A vacíos tan tremendos y angustiosos como los que dan dramatismo e incasable hondura a nuestro precipicio, no se le podía aplicar en otros tiempos con propiedad, Zaide, ese sustantivo, porque en muy contadas ocasiones era eso: puro oquedal, sin más esencia que ese despeñarse en una nada de luz, de brillo y caída vertiginosa que, con estupor, seguía la mirada buscando un apoyo que sólo un largo rato después encontraba en un remoto y apaciguador suelo.
Y no era vacío porque a éste lo hacía añicos el sosegado vuelo de águilas y buitres y, en una mayor abundancia, las fulgurantes idas y venidas de los grajos, negros dardos de roja punta, hendiendo una superficie que se había constituido en su retiro y morada.
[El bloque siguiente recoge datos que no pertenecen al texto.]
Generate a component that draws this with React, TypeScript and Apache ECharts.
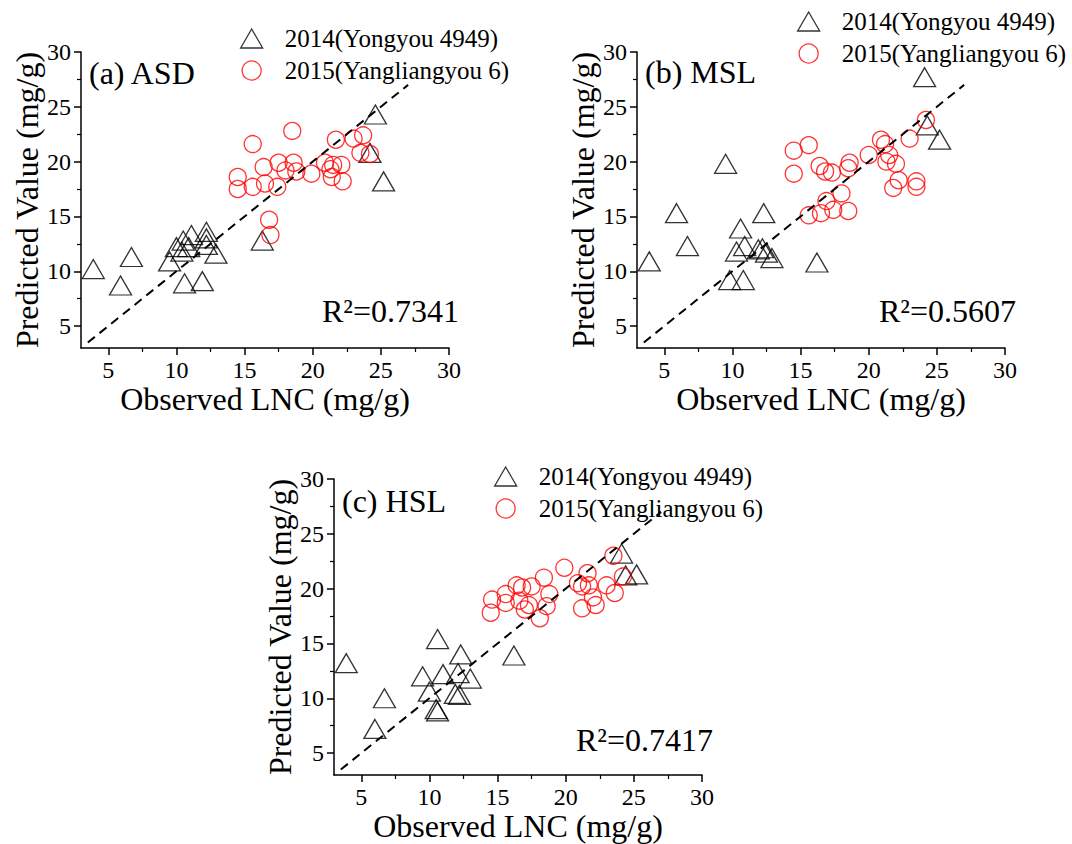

A esta población alígera, de incansable peregrinaje por tan insólitos espacios, la mató el falaz progreso de los tiempos, y, en ellos, la aviesa mano del más implacable verdugo de la naturaleza: el hombre. Hoy, si se quiere verlos practicando una actividad que era entonces cotidiana, hay que esperar pacientes a que aparezcan los dislocados vientos del este, sacando a todo bicho viviente, con furioso bregar, de sus casillas. También a los grajos, a los escasos grupos que sobreviven. Acuden de la cercana, pero abrupta sierra, donde hayan más seguro refugio, si es que alguno les queda, y quizás porque el pinchazo alterador del levante aviva en ellos viejos ejercicios de raza y recuerdos de antaño, reanudan como si los años fueran los mismos y no otros muy distintos, viejas manías y a nosotros el placer de contemplarlos una y otra vez atravesando el arco mayor del Puente con afán de descubridor, de conquistador sin grandes lides, amalgamando sombras y luces, vacíos y pétreas masas rocosas. Cuando se aplaca el viento, despavoridos huyen y todo queda como un sueño en el que han andado anudando cabos sueltos, urdiendo verdades y mentiras, el ayer y el hoy.